[Given data]
▬▬▬▬▬▬

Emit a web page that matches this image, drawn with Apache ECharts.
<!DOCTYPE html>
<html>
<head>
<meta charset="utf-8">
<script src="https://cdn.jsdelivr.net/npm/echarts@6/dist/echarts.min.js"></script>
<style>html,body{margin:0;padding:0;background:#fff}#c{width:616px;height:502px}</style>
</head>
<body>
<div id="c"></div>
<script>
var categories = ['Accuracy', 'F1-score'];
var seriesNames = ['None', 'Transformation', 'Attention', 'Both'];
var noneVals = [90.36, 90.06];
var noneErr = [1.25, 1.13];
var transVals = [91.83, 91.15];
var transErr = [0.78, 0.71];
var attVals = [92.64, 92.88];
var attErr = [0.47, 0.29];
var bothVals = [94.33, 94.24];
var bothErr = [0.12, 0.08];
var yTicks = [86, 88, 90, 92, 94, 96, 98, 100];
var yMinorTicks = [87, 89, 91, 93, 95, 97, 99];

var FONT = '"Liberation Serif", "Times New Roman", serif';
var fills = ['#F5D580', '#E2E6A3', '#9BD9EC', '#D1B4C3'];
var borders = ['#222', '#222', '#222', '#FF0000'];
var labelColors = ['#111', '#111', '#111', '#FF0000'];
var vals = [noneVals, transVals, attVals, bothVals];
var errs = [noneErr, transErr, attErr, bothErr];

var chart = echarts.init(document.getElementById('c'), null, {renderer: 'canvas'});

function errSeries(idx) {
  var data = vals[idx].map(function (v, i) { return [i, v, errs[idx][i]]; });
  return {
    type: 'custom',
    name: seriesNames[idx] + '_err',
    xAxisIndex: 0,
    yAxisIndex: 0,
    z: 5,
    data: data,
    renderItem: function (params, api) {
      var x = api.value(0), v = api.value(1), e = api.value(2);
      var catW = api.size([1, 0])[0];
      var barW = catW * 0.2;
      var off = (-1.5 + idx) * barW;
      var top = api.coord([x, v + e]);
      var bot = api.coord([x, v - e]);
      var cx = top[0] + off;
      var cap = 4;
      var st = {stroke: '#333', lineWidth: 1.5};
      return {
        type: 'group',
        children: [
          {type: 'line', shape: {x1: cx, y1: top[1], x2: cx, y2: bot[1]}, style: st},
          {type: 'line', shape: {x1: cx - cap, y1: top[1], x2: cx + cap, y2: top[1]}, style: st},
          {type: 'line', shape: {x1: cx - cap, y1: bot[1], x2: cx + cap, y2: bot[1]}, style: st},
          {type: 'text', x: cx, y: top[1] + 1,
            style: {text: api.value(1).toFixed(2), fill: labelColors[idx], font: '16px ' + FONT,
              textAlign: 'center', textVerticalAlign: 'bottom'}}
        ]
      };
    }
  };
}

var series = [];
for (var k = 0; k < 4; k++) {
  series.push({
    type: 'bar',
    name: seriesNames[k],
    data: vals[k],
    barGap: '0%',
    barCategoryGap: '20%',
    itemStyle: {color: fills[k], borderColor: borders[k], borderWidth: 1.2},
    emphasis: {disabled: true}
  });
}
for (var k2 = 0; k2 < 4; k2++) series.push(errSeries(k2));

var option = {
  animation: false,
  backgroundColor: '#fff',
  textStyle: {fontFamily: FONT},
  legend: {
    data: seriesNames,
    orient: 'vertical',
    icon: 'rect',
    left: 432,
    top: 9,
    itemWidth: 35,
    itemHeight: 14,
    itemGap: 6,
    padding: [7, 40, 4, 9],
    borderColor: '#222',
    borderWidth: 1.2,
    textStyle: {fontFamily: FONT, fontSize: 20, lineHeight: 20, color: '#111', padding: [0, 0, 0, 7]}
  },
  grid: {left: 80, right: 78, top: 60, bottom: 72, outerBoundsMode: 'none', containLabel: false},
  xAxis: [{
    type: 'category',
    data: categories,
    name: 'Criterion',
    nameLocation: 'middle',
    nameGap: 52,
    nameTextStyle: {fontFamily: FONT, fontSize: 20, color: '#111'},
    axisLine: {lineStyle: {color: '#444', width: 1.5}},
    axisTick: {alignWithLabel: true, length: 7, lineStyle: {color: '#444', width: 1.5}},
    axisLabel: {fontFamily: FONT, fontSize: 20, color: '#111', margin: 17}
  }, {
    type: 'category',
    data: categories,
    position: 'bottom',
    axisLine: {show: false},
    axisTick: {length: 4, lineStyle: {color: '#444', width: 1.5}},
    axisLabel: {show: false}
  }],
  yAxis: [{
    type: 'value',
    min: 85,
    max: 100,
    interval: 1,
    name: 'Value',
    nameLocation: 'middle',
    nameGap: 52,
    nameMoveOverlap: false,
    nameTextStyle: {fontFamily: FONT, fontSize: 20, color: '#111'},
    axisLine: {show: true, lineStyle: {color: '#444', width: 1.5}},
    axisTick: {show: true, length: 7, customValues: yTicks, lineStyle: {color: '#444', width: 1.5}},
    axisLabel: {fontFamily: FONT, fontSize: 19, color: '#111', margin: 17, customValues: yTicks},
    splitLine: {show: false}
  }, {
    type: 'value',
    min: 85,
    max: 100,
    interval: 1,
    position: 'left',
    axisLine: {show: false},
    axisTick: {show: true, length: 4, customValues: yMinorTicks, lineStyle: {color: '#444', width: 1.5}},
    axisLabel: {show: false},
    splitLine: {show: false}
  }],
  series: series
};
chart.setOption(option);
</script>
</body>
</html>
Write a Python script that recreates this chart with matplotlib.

▬▬▬▬▬▬

[Stated task] Recopy the whole listing exactly.

[Task output]
Emit a web page that matches this image, drawn with Apache ECharts.
<!DOCTYPE html>
<html>
<head>
<meta charset="utf-8">
<script src="https://cdn.jsdelivr.net/npm/echarts@6/dist/echarts.min.js"></script>
<style>html,body{margin:0;padding:0;background:#fff}#c{width:616px;height:502px}</style>
</head>
<body>
<div id="c"></div>
<script>
var categories = ['Accuracy', 'F1-score'];
var seriesNames = ['None', 'Transformation', 'Attention', 'Both'];
var noneVals = [90.36, 90.06];
var noneErr = [1.25, 1.13];
var transVals = [91.83, 91.15];
var transErr = [0.78, 0.71];
var attVals = [92.64, 92.88];
var attErr = [0.47, 0.29];
var bothVals = [94.33, 94.24];
var bothErr = [0.12, 0.08];
var yTicks = [86, 88, 90, 92, 94, 96, 98, 100];
var yMinorTicks = [87, 89, 91, 93, 95, 97, 99];

var FONT = '"Liberation Serif", "Times New Roman", serif';
var fills = ['#F5D580', '#E2E6A3', '#9BD9EC', '#D1B4C3'];
var borders = ['#222', '#222', '#222', '#FF0000'];
var labelColors = ['#111', '#111', '#111', '#FF0000'];
var vals = [noneVals, transVals, attVals, bothVals];
var errs = [noneErr, transErr, attErr, bothErr];

var chart = echarts.init(document.getElementById('c'), null, {renderer: 'canvas'});

function errSeries(idx) {
  var data = vals[idx].map(function (v, i) { return [i, v, errs[idx][i]]; });
  return {
    type: 'custom',
    name: seriesNames[idx] + '_err',
    xAxisIndex: 0,
    yAxisIndex: 0,
    z: 5,
    data: data,
    renderItem: function (params, api) {
      var x = api.value(0), v = api.value(1), e = api.value(2);
      var catW = api.size([1, 0])[0];
      var barW = catW * 0.2;
      var off = (-1.5 + idx) * barW;
      var top = api.coord([x, v + e]);
      var bot = api.coord([x, v - e]);
      var cx = top[0] + off;
      var cap = 4;
      var st = {stroke: '#333', lineWidth: 1.5};
      return {
        type: 'group',
        children: [
          {type: 'line', shape: {x1: cx, y1: top[1], x2: cx, y2: bot[1]}, style: st},
          {type: 'line', shape: {x1: cx - cap, y1: top[1], x2: cx + cap, y2: top[1]}, style: st},
          {type: 'line', shape: {x1: cx - cap, y1: bot[1], x2: cx + cap, y2: bot[1]}, style: st},
          {type: 'text', x: cx, y: top[1] + 1,
            style: {text: api.value(1).toFixed(2), fill: labelColors[idx], font: '16px ' + FONT,
              textAlign: 'center', textVerticalAlign: 'bottom'}}
        ]
      };
    }
  };
}

var series = [];
for (var k = 0; k < 4; k++) {
  series.push({
    type: 'bar',
    name: seriesNames[k],
    data: vals[k],
    barGap: '0%',
    barCategoryGap: '20%',
    itemStyle: {color: fills[k], borderColor: borders[k], borderWidth: 1.2},
    emphasis: {disabled: true}
  });
}
for (var k2 = 0; k2 < 4; k2++) series.push(errSeries(k2));

var option = {
  animation: false,
  backgroundColor: '#fff',
  textStyle: {fontFamily: FONT},
  legend: {
    data: seriesNames,
    orient: 'vertical',
    icon: 'rect',
    left: 432,
    top: 9,
    itemWidth: 35,
    itemHeight: 14,
    itemGap: 6,
    padding: [7, 40, 4, 9],
    borderColor: '#222',
    borderWidth: 1.2,
    textStyle: {fontFamily: FONT, fontSize: 20, lineHeight: 20, color: '#111', padding: [0, 0, 0, 7]}
  },
  grid: {left: 80, right: 78, top: 60, bottom: 72, outerBoundsMode: 'none', containLabel: false},
  xAxis: [{
    type: 'category',
    data: categories,
    name: 'Criterion',
    nameLocation: 'middle',
    nameGap: 52,
    nameTextStyle: {fontFamily: FONT, fontSize: 20, color: '#111'},
    axisLine: {lineStyle: {color: '#444', width: 1.5}},
    axisTick: {alignWithLabel: true, length: 7, lineStyle: {color: '#444', width: 1.5}},
    axisLabel: {fontFamily: FONT, fontSize: 20, color: '#111', margin: 17}
  }, {
    type: 'category',
    data: categories,
    position: 'bottom',
    axisLine: {show: false},
    axisTick: {length: 4, lineStyle: {color: '#444', width: 1.5}},
    axisLabel: {show: false}
  }],
  yAxis: [{
    type: 'value',
    min: 85,
    max: 100,
    interval: 1,
    name: 'Value',
    nameLocation: 'middle',
    nameGap: 52,
    nameMoveOverlap: false,
    nameTextStyle: {fontFamily: FONT, fontSize: 20, color: '#111'},
    axisLine: {show: true, lineStyle: {color: '#444', width: 1.5}},
    axisTick: {show: true, length: 7, customValues: yTicks, lineStyle: {color: '#444', width: 1.5}},
    axisLabel: {fontFamily: FONT, fontSize: 19, color: '#111', margin: 17, customValues: yTicks},
    splitLine: {show: false}
  }, {
    type: 'value',
    min: 85,
    max: 100,
    interval: 1,
    position: 'left',
    axisLine: {show: false},
    axisTick: {show: true, length: 4, customValues: yMinorTicks, lineStyle: {color: '#444', width: 1.5}},
    axisLabel: {show: false},
    splitLine: {show: false}
  }],
  series: series
};
chart.setOption(option);
</script>
</body>
</html>
Write a Python script that recreates this chart with matplotlib.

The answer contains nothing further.